At least two Spanish friars knew there was gold in the Sacramento Valley long before James Marshall saw shimmering flecks at Sutter’s millrace. After a visit to native territories, Indians from the valley often brought gold dust to show the priests on the coast. “Upon getting all the information the Indian could give, the priest, with a solemn air, would caution the Indian not to impart to anyone else knowledge of the discovery, assuring him if he further divulged such information the wrath of God would be visited upon him.” (Davis).

In “1843 or 1844,” Father Muro told Davis the secret. Later, Father Mercado made him promise never to divulge it. Davis thought they should announce the discovery “to induce Americans and others to come here.” His reasons reveal his mind and naive optimism: “With their enterprise and skill (Americans) would rapidly open and develop the country, build towns and engage in numberless undertakings which would tend to the enrichment and prosperity of the country, increase the value of the lands, enhance the price of cattle, benefit the people.”

Father Mercado disagreed: “He would answer that the immigration would be dangerous; that they would pour in by the thousands and overrun the country; Protestants would swarm here, and the Catholic religion would be endangered.... The Americans would soon obtain supreme control; that they would undoubtedly at some time come in force; but if no inducements were offered, the change might not take place at this time.” (Davis).

From first hearing the secret to the early 1900s, when he wrote 75 Years in California — itself a gold mine of historical detail — Davis “never mentioned it to this day to anyone.” When gold was discovered, Davis was among the first to ship merchandise to the gold fields — at some of history’s most inflated prices. A millionaire by age 28, people said he had so much gold he “had difficulty disposing of it."

Davis also helped institute a new kind of centrally located trading in California. As “traditional methods” proved unreliable, “the new agreement pleased the rancheros, for they were no longer dependent upon the uncertain arrival of trading vessels. They could load and unload their vessels at collecting points, rather than at numerous and sometimes dangerous landfalls scattered along the coast” (Rolle). Davis traded hardware and supplies for tallow and hides. He called the latter “California banknotes” or “leather dollars.” Between 1831 and 1849, Davis watched a metamorphosis in Alta California: from canvas to clapboard to brick. Everywhere he turned, tents grew into clusters of cabins, then houses. He saw sheds expand into warehouses, then two-story buildings (he built the first in San Francisco), and eventually into townships and towns. Davis dreamed of cities and knew, from his earliest days in California that, because most trade relied on ships, before you founded a city, you had to build a wharf.

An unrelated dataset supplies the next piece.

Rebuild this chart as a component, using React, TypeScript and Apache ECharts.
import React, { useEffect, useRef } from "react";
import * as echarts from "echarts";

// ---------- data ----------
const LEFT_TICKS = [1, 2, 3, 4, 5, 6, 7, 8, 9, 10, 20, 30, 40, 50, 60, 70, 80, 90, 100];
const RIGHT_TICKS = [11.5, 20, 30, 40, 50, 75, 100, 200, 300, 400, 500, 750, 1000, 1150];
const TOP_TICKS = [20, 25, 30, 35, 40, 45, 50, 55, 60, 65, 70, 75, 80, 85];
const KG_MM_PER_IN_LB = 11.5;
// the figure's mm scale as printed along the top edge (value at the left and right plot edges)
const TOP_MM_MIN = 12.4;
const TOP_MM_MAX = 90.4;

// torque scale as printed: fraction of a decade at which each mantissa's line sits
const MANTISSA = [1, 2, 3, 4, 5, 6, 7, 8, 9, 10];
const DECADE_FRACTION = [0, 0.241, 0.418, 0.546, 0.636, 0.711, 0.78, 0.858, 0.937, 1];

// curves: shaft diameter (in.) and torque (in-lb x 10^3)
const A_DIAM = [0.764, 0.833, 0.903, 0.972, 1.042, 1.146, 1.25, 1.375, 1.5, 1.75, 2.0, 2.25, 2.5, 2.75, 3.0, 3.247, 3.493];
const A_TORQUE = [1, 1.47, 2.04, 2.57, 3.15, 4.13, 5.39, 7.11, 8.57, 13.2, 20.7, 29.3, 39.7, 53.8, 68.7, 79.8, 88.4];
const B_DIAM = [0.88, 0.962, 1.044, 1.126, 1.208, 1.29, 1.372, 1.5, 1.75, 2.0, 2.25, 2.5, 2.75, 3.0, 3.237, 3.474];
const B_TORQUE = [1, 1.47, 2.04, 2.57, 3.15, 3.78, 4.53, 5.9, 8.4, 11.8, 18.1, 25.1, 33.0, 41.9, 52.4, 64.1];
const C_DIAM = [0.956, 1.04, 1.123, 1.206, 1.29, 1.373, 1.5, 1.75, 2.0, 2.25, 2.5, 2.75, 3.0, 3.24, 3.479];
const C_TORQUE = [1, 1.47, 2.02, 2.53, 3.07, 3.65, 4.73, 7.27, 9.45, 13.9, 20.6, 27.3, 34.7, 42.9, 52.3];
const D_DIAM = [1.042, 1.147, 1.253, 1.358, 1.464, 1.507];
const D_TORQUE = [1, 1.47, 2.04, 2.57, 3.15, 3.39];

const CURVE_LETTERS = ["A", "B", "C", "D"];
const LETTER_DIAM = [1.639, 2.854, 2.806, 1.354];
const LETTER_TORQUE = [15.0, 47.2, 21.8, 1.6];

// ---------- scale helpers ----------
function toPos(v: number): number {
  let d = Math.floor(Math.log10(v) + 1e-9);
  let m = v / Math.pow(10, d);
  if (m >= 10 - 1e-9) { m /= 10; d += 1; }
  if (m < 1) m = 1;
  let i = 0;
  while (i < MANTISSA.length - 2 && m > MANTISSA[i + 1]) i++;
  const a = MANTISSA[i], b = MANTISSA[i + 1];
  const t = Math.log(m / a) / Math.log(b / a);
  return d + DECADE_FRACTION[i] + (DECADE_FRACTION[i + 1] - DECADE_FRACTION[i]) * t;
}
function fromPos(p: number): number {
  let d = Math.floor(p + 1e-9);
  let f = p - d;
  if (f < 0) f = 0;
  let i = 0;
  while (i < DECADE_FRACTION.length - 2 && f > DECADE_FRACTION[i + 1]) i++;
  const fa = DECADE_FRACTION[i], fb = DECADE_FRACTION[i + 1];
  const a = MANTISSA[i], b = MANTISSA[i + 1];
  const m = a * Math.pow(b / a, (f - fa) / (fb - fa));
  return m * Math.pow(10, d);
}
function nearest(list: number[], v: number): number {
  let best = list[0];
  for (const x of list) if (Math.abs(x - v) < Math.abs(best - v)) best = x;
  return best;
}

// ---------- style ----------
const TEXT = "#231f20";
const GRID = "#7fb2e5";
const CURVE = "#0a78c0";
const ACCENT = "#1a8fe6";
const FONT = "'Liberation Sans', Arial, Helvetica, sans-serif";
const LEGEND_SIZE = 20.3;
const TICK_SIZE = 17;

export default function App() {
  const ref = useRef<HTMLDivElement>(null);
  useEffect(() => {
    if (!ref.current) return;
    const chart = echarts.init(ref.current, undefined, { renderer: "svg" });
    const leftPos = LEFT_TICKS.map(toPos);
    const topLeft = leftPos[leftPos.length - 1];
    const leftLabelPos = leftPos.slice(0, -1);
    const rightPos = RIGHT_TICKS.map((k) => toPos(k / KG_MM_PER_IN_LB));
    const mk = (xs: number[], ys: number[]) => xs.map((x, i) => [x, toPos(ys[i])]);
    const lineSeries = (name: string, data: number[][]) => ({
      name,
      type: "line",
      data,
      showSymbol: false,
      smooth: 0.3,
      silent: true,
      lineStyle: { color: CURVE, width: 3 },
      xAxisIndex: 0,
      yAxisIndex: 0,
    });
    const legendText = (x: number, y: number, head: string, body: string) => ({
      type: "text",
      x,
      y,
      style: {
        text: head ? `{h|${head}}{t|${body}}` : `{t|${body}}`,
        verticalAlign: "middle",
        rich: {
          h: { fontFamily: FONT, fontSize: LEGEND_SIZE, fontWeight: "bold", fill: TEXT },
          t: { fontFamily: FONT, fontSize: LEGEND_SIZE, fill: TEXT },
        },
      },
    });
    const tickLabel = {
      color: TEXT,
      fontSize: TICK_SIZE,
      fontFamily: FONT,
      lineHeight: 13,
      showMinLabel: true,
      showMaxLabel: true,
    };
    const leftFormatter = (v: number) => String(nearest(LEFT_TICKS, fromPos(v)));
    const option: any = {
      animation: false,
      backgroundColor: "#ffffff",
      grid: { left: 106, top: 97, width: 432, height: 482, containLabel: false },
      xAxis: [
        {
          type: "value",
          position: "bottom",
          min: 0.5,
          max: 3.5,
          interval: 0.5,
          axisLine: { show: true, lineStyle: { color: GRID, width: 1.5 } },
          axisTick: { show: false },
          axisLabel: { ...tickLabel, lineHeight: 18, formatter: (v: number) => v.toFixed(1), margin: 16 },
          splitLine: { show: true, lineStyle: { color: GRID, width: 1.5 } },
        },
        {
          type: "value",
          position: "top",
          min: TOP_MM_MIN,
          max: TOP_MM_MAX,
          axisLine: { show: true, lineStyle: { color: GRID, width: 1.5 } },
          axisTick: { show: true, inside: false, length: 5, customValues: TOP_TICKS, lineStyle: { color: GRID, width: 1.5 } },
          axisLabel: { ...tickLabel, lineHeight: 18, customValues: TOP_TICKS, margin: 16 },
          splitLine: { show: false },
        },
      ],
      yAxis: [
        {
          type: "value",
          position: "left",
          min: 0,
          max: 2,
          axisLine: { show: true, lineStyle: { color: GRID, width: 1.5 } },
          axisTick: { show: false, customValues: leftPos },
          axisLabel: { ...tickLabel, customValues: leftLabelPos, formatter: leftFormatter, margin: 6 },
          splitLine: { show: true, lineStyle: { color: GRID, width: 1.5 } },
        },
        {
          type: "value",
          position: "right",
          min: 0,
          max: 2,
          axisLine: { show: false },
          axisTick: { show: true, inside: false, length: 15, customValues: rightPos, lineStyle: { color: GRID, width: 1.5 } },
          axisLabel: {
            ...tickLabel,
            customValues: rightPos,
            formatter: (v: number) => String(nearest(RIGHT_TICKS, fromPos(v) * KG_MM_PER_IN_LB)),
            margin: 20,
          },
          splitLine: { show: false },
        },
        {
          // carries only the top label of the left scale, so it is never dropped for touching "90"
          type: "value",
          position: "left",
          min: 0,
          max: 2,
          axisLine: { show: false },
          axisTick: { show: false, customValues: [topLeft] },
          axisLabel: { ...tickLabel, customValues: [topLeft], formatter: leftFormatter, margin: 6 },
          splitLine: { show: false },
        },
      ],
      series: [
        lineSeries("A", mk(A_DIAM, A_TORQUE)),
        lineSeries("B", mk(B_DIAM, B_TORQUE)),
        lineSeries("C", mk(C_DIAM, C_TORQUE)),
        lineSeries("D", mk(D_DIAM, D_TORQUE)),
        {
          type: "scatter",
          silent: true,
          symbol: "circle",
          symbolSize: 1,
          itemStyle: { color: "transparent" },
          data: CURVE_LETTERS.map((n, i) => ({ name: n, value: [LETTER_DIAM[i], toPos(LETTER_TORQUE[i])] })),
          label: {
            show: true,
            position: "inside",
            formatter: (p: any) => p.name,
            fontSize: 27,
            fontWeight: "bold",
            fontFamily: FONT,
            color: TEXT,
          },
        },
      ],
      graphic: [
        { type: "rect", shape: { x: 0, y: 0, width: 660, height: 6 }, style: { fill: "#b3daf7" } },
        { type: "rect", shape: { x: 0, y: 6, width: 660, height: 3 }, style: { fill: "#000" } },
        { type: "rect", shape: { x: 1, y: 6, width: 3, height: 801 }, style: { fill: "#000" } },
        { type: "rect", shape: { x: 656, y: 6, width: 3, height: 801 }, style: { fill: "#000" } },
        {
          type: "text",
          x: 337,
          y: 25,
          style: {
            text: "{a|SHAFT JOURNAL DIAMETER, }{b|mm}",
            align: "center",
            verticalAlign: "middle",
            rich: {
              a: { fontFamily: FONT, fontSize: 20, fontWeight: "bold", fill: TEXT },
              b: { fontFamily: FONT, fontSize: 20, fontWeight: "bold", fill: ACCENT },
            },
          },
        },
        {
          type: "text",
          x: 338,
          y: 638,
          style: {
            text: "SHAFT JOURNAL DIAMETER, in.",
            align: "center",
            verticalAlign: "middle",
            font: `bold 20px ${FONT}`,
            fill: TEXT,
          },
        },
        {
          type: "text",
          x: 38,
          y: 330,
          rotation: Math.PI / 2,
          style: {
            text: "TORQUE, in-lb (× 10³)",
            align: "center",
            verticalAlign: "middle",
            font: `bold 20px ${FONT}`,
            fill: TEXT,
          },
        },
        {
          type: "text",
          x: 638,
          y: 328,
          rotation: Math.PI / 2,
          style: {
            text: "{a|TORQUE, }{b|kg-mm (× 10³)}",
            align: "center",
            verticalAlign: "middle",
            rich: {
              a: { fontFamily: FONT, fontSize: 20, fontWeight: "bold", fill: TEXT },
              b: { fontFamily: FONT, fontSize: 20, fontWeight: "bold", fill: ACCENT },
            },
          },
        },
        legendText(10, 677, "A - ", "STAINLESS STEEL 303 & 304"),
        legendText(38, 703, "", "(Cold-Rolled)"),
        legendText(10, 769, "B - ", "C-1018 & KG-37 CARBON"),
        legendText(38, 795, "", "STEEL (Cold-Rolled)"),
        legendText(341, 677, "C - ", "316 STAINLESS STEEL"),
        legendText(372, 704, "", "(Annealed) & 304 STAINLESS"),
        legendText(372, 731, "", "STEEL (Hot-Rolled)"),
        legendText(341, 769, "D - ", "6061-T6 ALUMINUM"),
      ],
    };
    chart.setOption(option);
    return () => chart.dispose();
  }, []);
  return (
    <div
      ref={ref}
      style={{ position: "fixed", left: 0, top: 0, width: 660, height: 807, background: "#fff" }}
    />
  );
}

If it weren’t for wharves — he planned or constructed at least four or five — Davis might have become one of America’s richest men. It’s just that throughout his life, wharves, and the hopes he pinned on them, always led to grief.

In 1846, trading vessels to San Francisco “still had to land their cargoes on open beaches, where they were at the mercy of damaging winds and blow-ing sand” (Rolle).

SELECTED QUOTATIONS:

Rolle: “Here was a man who had lived the history he wrote.”

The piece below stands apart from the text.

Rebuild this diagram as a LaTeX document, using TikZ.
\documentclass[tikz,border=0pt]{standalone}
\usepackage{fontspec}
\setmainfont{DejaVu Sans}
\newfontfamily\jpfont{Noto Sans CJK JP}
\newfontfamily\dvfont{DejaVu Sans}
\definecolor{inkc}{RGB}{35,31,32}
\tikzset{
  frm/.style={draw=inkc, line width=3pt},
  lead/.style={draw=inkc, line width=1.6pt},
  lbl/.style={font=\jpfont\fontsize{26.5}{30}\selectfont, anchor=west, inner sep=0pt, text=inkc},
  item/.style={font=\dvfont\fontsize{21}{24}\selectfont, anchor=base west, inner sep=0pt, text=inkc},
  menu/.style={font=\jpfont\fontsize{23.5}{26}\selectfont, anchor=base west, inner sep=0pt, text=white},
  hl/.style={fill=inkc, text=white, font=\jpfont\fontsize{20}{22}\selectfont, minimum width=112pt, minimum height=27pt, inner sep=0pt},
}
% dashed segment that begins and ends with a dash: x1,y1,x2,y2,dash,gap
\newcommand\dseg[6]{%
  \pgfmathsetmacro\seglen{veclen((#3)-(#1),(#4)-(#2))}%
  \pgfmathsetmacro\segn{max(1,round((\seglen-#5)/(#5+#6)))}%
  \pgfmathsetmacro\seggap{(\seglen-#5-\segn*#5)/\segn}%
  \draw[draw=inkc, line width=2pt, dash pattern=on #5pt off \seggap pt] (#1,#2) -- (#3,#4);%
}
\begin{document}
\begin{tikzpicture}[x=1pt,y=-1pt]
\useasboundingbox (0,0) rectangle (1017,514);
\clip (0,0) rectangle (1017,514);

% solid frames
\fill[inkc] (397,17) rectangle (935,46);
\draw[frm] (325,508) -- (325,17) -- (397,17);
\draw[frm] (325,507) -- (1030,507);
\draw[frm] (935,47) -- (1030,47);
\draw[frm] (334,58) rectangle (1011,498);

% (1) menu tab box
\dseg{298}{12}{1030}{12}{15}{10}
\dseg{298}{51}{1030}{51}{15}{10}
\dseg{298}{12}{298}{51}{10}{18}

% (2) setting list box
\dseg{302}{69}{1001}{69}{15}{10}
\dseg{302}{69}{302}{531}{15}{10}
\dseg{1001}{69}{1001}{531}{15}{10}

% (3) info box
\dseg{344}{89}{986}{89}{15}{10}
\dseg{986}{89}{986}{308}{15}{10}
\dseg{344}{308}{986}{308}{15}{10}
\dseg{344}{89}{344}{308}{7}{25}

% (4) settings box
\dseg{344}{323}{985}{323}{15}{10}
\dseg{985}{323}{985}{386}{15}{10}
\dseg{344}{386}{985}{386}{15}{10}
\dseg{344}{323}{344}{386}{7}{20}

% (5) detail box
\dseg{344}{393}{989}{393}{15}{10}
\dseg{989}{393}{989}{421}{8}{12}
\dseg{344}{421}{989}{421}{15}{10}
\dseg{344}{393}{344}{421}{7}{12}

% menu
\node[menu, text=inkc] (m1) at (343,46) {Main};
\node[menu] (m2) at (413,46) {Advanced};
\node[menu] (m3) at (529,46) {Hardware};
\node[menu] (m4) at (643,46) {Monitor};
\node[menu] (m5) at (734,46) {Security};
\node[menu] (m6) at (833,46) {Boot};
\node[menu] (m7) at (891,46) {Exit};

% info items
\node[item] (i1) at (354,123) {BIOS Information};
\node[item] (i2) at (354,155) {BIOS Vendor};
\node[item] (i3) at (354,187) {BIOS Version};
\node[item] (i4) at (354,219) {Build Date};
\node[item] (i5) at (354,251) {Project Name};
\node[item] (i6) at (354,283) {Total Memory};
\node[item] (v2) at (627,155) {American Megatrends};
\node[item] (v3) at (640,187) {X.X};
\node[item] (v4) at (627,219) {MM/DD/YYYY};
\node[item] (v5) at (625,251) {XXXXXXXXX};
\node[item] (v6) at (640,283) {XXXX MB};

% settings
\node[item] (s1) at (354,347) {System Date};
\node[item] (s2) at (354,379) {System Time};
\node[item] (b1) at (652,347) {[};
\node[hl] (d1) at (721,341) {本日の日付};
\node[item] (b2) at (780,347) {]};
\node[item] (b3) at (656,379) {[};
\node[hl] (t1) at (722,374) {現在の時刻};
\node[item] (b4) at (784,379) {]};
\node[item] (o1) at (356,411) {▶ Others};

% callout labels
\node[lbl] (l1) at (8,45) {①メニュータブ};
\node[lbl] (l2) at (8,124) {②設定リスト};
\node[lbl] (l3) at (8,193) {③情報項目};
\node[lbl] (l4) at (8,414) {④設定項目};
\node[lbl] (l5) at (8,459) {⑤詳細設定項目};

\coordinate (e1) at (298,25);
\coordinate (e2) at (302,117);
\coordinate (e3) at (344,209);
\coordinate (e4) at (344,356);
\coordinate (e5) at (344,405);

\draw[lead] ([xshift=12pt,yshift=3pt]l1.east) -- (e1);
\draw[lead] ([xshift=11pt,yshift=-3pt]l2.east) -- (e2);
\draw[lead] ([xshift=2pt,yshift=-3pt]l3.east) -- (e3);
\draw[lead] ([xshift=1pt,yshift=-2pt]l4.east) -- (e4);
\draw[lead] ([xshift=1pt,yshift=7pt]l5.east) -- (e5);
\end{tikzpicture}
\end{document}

Davis: “Probably I was the first fisherman who ever threw a line and hook into the clear waters of San Francisco Bay from Yerba Buena.... I caught so many fish...that the men dried them and in all probability this curing gave San Francisco its first shipment of dried fish.”

Davis: “In the month of June 1848, two miners came to my store with gold dust. I bought the dust, over $100 worth. This gold was the first to arrive in San Francisco to be used in trade, and I was the first purchaser of the product of the mines.”

Davis: “The rancheros, in a general way, would hint to the merchants that they ought to smuggle all the goods they could, knowing they would get what they purchased cheaper than if all the duties were paid.”